A particular concern for Bush is that it will be 14 years since he last appeared on a Florida ballot, compared to only six for Rubio. There are already 600,000 more Republican voters since 2002 and that total understates the newly arrived among the 3.6 million GOP total.
Former Gov. Reubin Askew encountered the familiarity gap when he sought the Democratic presidential nomination in 1984, 10 years after his last Florida campaign. When he won with only a 45 percent plurality in a meaningless straw vote at a state party convention – former vice president Walter Mondale had set a trap for him there – the media pronounced Mondale the actual winner.
Worse, a newspaper poll among actual Democratic voters showed Mondale ahead. Askew’s fund-raising ability all but vanished. “We knew we were close to finished,” an aide said. After running poorly in the Iowa caucuses and last in the New Hampshire primary, Askew dropped out even before the time came for Florida Democrats to vote.
So did U.S. Sen. Bob Graham, Askew’s successor as governor, who had to quit the 2004 race in October 2003 for lack of money and media support.
With Bush sure to run and Rubio likely to, Florida next year might finally have the chance to help nominate one of its own for the highest office no Floridian has ever held.
Before making any assumptions on who would win the 2016 primary, the Republicans ought to recall the one that Muskie didn’t win.

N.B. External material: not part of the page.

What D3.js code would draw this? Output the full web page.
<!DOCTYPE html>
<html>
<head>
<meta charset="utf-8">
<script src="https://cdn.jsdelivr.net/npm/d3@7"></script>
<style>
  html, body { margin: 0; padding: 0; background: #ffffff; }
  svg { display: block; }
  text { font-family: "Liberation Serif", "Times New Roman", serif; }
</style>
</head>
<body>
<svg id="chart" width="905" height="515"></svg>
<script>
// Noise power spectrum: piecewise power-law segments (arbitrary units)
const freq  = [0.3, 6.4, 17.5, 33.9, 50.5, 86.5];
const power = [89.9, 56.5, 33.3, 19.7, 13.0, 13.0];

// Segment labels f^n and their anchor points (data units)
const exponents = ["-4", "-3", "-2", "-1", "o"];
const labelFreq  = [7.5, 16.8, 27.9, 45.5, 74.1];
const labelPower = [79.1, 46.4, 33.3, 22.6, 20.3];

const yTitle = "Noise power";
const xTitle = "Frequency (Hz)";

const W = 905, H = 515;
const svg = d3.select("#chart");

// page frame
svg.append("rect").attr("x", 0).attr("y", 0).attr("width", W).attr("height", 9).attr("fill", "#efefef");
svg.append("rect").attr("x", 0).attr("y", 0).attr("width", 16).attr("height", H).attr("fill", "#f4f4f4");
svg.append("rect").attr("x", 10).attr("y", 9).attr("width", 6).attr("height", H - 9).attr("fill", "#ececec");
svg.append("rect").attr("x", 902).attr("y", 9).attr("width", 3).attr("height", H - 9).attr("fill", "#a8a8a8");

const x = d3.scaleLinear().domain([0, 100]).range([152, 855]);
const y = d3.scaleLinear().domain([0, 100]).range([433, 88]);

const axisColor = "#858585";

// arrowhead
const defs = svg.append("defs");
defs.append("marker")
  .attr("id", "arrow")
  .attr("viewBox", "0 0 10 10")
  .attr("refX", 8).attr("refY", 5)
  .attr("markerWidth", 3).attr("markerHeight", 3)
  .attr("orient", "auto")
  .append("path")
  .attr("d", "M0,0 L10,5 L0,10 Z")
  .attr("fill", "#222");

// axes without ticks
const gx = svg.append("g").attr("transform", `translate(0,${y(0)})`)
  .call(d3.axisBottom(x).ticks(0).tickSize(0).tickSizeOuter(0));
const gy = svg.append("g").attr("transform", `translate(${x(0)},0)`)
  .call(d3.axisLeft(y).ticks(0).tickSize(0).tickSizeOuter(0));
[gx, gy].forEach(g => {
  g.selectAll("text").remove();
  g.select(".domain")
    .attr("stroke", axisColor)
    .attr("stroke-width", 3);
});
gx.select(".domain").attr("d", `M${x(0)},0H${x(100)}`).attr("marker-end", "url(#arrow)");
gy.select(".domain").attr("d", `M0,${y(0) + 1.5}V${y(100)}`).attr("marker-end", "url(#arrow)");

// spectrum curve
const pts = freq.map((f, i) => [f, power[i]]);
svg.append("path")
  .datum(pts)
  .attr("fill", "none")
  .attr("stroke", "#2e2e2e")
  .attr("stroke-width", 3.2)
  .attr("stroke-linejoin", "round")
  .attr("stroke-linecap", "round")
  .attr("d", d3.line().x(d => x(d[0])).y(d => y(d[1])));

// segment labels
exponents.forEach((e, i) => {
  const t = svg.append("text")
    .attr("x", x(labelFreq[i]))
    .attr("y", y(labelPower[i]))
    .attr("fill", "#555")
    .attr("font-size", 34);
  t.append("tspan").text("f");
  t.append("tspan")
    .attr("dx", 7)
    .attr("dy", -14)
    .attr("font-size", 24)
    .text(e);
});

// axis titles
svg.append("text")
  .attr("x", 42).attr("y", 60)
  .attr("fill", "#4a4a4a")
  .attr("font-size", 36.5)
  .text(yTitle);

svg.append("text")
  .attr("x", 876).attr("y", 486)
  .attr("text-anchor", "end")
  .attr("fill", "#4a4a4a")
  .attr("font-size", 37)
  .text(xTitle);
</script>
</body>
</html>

State House Speaker Richard A. Pettigrew of Miami and other Democratic leaders worried that a November ticket let by the liberal George McGovern would be bad for down-ballot races. So they established an early primary – March was early in 1972 – which they expected the more moderate Muskie, a senator from Maine, to win.
They didn’t reckon on George Wallace running strongly in Florida or on the Republicans in the Legislature helping him – with encouragement from the Nixon White House – by putting an anti-busing straw vote on the primary ballot.
Wallace swept all but one congressional district. Muskie, his campaign already flagging after winning only a 46 percent plurality in his neighboring state of New Hampshire, was effectively finished off by Florida.
Martin Dyckman is a retired associate editor of the St. Petersburg Times. He lives in western North Carolina.